LOS ANGELES, CA — It'll be at least another week before the Los Angeles City Council votes on a proposed rule change designed to crack down on people who repeatedly disrupt council or committee meetings, possibly by banning them from attending some future meetings.
Council members spoke at length with its attorneys in closed session Tuesday but took no action on the proposal, which critics -- including the American Civil Liberties Union -- have blasted as a potential infringement on free-speech rights.
Proposed changes to council rules must be formally presented to the council then held over for one week before a vote can be taken. Changing council rules requires a two-thirds vote.
Council President Herb Wesson and some other council members recently introduced the motion that would amend council rules governing ejections from meetings.
A handful of people are routinely ejected from council or committee meetings for violating rules, including yelling out or being disruptive when it is not their turn to speak. It is not uncommon for them to be ejected from multiple meetings in one day.
The council's current rules allow for someone to be kicked out for being disruptive, but only from that specific meeting. The motion introduced by Wesson, Councilman Gil Cedillo and Councilwoman Nury Martinez, and seconded by three others, would bar anyone ejected from a City Council or council committee meeting from attending any more meetings the rest of the day.
If the person is removed from another meeting within three business days, he or she would be barred from attending any more meetings for three business days. If they disrupt another meeting within the next three business days after they are allowed to return, they would be barred from meetings on the next six business days.
The motion is the latest development in an ongoing conflict the council has had with public speakers who push the boundaries of decorum with racist, sexist or vulgar comments. Offenders often get kicked out of meetings for failing to stop speaking after their allotted time or by causing a disruption in the audience when it is not their turn to speak. The conflicts can lead to bizarre interactions, when a council member in the middle of a serious conversation about city issues must pause to admonish a member of the audience to stop playing with a puppet, making animal noises or waving their hands in the air.
In previous discussions during City Council sessions, members have worried about how to handle disruptions while adhering to open meeting laws, including the Brown Act.

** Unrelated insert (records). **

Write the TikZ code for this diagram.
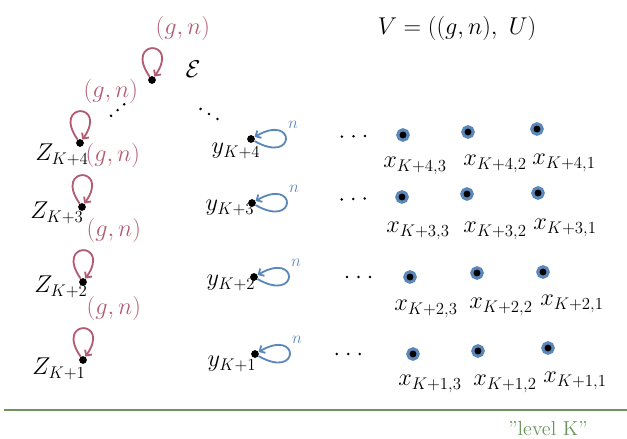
\documentclass[tikz,border=0pt]{standalone}
\usetikzlibrary{arrows.meta}
\definecolor{loopred}{RGB}{178,92,115}
\definecolor{loopblue}{RGB}{92,135,185}
\definecolor{levelgreen}{RGB}{108,148,92}
\tikzset{
  vtx/.style={circle,fill=black,inner sep=0pt,minimum size=5.5pt},
  leaf/.style={circle,fill=black,draw=loopblue,line width=2.2pt,inner sep=0pt,minimum size=7.5pt},
  lbl/.style={font=\LARGE,inner sep=0pt},
  redloop/.style={draw=loopred,line width=1.3pt,-{Straight Barb[length=3pt,width=6pt]}},
  blueloop/.style={draw=loopblue,line width=1.3pt,-{Straight Barb[length=3pt,width=6pt]}},
  gn/.style={text=loopred,font=\LARGE,anchor=south west,inner sep=2pt,yshift=3pt},
  nlab/.style={text=loopblue,font=\large,anchor=south west,inner sep=1pt,yshift=6pt},
  dotchain/.style={line width=2pt,line cap=round,dash pattern=on 0pt off #1},
  dotchain/.default=8.2pt,
}
\begin{document}
\begin{tikzpicture}[x=0.025cm,y=0.025cm]
  \useasboundingbox (0,0) rectangle (627,-439);
  \node[lbl] (vdef) at (457,-28) {$V = ((g,n),\ U)$};
  \node[vtx] (eps) at (152,-80) {};
  \node[lbl] (epsl) at (193,-69) {$\mathcal{E}$};
  \node[vtx] (z4) at (80,-143) {};
  \node[vtx] (z3) at (82,-207) {};
  \node[vtx] (z2) at (83,-282) {};
  \node[vtx] (z1) at (83,-360) {};
  \node[lbl] (z4l) at (62,-155) {$Z_{K+4}$};
  \node[lbl] (z3l) at (57,-213) {$Z_{K+3}$};
  \node[lbl] (z2l) at (61,-287) {$Z_{K+2}$};
  \node[lbl] (z1l) at (59,-369) {$Z_{K+1}$};
  \node[vtx] (y4) at (251,-139) {};
  \node[vtx] (y3) at (252,-203) {};
  \node[vtx] (y2) at (254,-277) {};
  \node[vtx] (y1) at (255,-354) {};
  \node[lbl] (y4l) at (236,-151) {$y_{K+4}$};
  \node[lbl] (y3l) at (230,-208) {$y_{K+3}$};
  \node[lbl] (y2l) at (231,-283) {$y_{K+2}$};
  \node[lbl] (y1l) at (232,-364) {$y_{K+1}$};
  \node[leaf] (x43) at (403,-135) {};
  \node[leaf] (x42) at (468,-132) {};
  \node[leaf] (x41) at (537,-129) {};
  \node[leaf] (x33) at (402,-197) {};
  \node[leaf] (x32) at (467,-194) {};
  \node[leaf] (x31) at (538,-193) {};
  \node[leaf] (x23) at (410,-277) {};
  \node[leaf] (x22) at (477,-273) {};
  \node[leaf] (x21) at (543,-272) {};
  \node[leaf] (x13) at (413,-354) {};
  \node[leaf] (x12) at (478,-351) {};
  \node[leaf] (x11) at (548,-348) {};
  \node[lbl] (x43l) at (415,-166) {$x_{K+4,3}$};
  \node[lbl] (x42l) at (495,-164) {$x_{K+4,2}$};
  \node[lbl] (x41l) at (564,-163) {$x_{K+4,1}$};
  \node[lbl] (x33l) at (418,-231) {$x_{K+3,3}$};
  \node[lbl] (x32l) at (495,-231) {$x_{K+3,2}$};
  \node[lbl] (x31l) at (565,-228) {$x_{K+3,1}$};
  \node[lbl] (x23l) at (426,-309) {$x_{K+2,3}$};
  \node[lbl] (x22l) at (501,-307) {$x_{K+2,2}$};
  \node[lbl] (x21l) at (572,-304) {$x_{K+2,1}$};
  \node[lbl] (x13l) at (430,-384) {$x_{K+1,3}$};
  \node[lbl] (x12l) at (505,-384) {$x_{K+1,2}$};
  \node[lbl] (x11l) at (575,-381) {$x_{K+1,1}$};
  \draw[redloop] (eps) to[out=125,in=55,min distance=11.5mm] node[gn] {$(g,n)$} (eps);
  \draw[redloop] (z4) to[out=125,in=55,min distance=11.5mm] node[gn] {$(g,n)$} (z4);
  \draw[redloop] (z3) to[out=125,in=55,min distance=11.5mm] node[gn] {$(g,n)$} (z3);
  \draw[redloop] (z2) to[out=125,in=55,min distance=11.5mm] node[gn] {$(g,n)$} (z2);
  \draw[redloop] (z1) to[out=125,in=55,min distance=11.5mm] node[gn] {$(g,n)$} (z1);
  \draw[blueloop] (y4) to[out=-30,in=30,min distance=12mm] node[nlab] {$n$} (y4);
  \draw[blueloop] (y3) to[out=-30,in=30,min distance=12mm] node[nlab] {$n$} (y3);
  \draw[blueloop] (y2) to[out=-30,in=30,min distance=12mm] node[nlab] {$n$} (y2);
  \draw[blueloop] (y1) to[out=-30,in=30,min distance=12mm] node[nlab] {$n$} (y1);
  \draw[dotchain=6.2pt,shorten <=0.82cm,shorten >=0.84cm] (eps) -- (z4);
  \draw[dotchain=7pt,shorten <=1.31cm,shorten >=0.82cm] (eps) -- (y4);
  \draw[dotchain,shorten <=2.17cm,shorten >=0.66cm] (y4) -- (x43);
  \draw[dotchain,shorten <=2.14cm,shorten >=0.63cm] (y3) -- (x33);
  \draw[dotchain,shorten <=2.22cm,shorten >=0.71cm] (y2) -- (x23);
  \draw[dotchain,shorten <=1.94cm,shorten >=1.03cm] (y1) -- (x13);
  \draw[levelgreen,line width=1.5pt] (4,-410) -- (627,-410);
  \node[text=levelgreen,font=\Large] (level) at (548,-429) {"level K"};
\end{tikzpicture}
\end{document}
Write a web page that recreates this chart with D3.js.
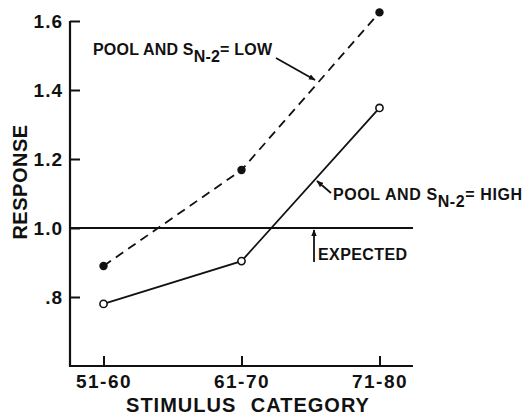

The council lost a 2013 federal free speech lawsuit filed by two men who were repeatedly kicked out of council meetings for violating public comment rules.
The council appears to expect that the proposed rules will be challenged in court, scheduling Tuesday's closed-session discussion to confer with its legal council "based on a significant exposure to litigation."
In a memorandum to the City Council, Chief Legislative Analyst Sharon Tso states the rules are being amended in "the most narrowly tailored manner that will still deter individuals from chronically disrupting council and committee meetings." She notes in the document that the "few individuals" who repeatedly disrupt meetings "by impeding the orderly conduct of the meeting, can deter other members of the public from attending meetings and/or taking the opportunity provided under the Brown Act to provide comment."
The Stop LAPD Spying Coalition, whose members are frequent critics of city policies, argue the new rules could be used to squash free speech.
"This is a direct assault on our organizing and people power that challenge, disrupt and organize to abolish the police state, and policies that criminalize homelessness, poverty, youth, and many other aspects of our communities' daily lives," according to the group.